GIVEN REQUEST: Reproduce the listing below exactly, beginning with its first line and ending with the line that holds "plt.rcParams['font.family'] = ['Liberation"; pictures are not part of the copy.

START SOURCE DATA

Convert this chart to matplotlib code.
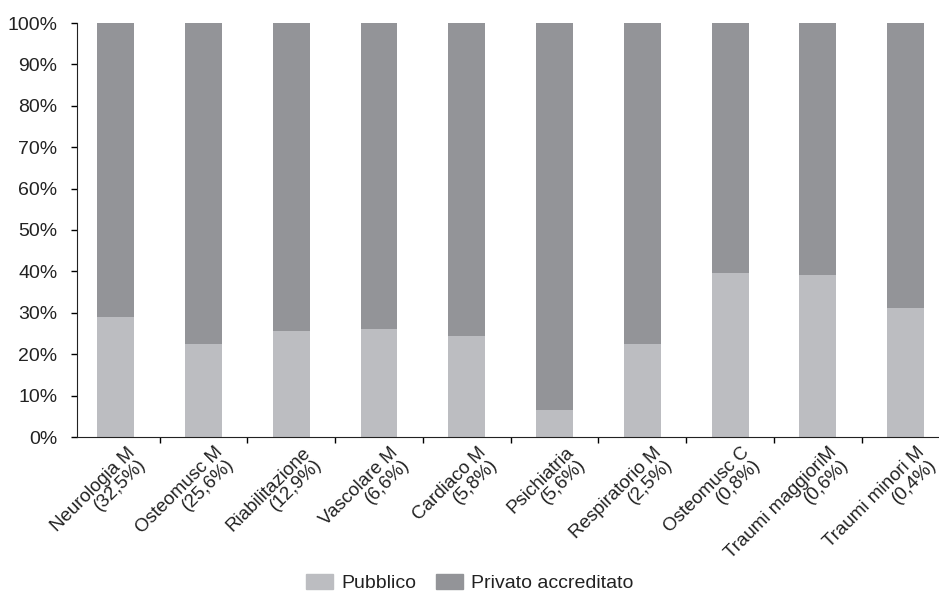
import numpy as np
import matplotlib
matplotlib.use("Agg")
import matplotlib.pyplot as plt
from matplotlib.patches import Patch

plt.rcParams['font.family'] = ['Liberation Sans', 'DejaVu Sans']

categories = ["Neurologia M\n(32,5%)", "Osteomusc M\n(25,6%)", "Riabilitazione\n(12,9%)",
              "Vascolare M\n(6,6%)", "Cardiaco M\n(5,8%)", "Psichiatria\n(5,6%)",
              "Respiratorio M\n(2,5%)", "Osteomusc C\n(0,8%)", "Traumi maggioriM\n(0,6%)",
              "Traumi minori M\n(0,4%)"]
pubblico = [28.9, 22.5, 25.7, 26.1, 24.4, 6.5, 22.5, 39.5, 39.2, 31.2]
privato = [100 - p for p in pubblico]

col_pub = "#bcbdc1"
col_priv = "#939498"

fig = plt.figure(figsize=(9.39, 5.98), dpi=100)
ax = fig.add_axes([77 / 939, 1 - 437 / 598, 1 - 77 / 939, (437 - 23) / 598])

x = np.arange(len(categories))
ax.bar(x, pubblico, width=0.42, color=col_pub, label="Pubblico")
ax.bar(x, privato, width=0.42, bottom=pubblico, color=col_priv, label="Privato accreditato")

ax.set_xlim(-0.44, 9.38)
ax.set_ylim(0, 100)
ax.set_yticks(np.arange(0, 101, 10))
ax.set_yticklabels([f"{v}%" for v in range(0, 101, 10)], fontsize=14, color="#222222")
ax.tick_params(axis='y', direction='out', length=4, width=1, pad=10)

# boundaries between categories carry the ticks, labels sit at bar centres
ax.set_xticks(x[:-1] + 0.5)
ax.set_xticklabels([])
ax.tick_params(axis='x', which='major', direction='out', length=4, width=1)
ax.set_xticks(x + 0.12, minor=True)
ax.set_xticklabels(categories, minor=True, rotation=45, ha='right',
                   rotation_mode='anchor', fontsize=13.5, multialignment='right',
                   linespacing=0.95, color="#222222")
ax.tick_params(axis='x', which='minor', length=0, pad=5)

for s in ['top', 'right']:
    ax.spines[s].set_visible(False)
ax.spines['left'].set_color("#222222")
ax.spines['bottom'].set_color("#222222")

handles = [Patch(color=col_pub, label="Pubblico"), Patch(color=col_priv, label="Privato accreditato")]
fig.legend(handles=handles, loc='lower center', bbox_to_anchor=(0.5, -0.02), ncol=2,
           frameon=False, fontsize=14, handlelength=1.4, handleheight=0.8,
           handletextpad=0.4, columnspacing=1.0, labelcolor="#222222")

fig.savefig("out.png", dpi=100)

END SOURCE DATA

RESULT OF THIS TASK:
Convert this chart to matplotlib code.
import numpy as np
import matplotlib
matplotlib.use("Agg")
import matplotlib.pyplot as plt
from matplotlib.patches import Patch

plt.rcParams['font.family'] = ['Liberation Sans', 'DejaVu Sans']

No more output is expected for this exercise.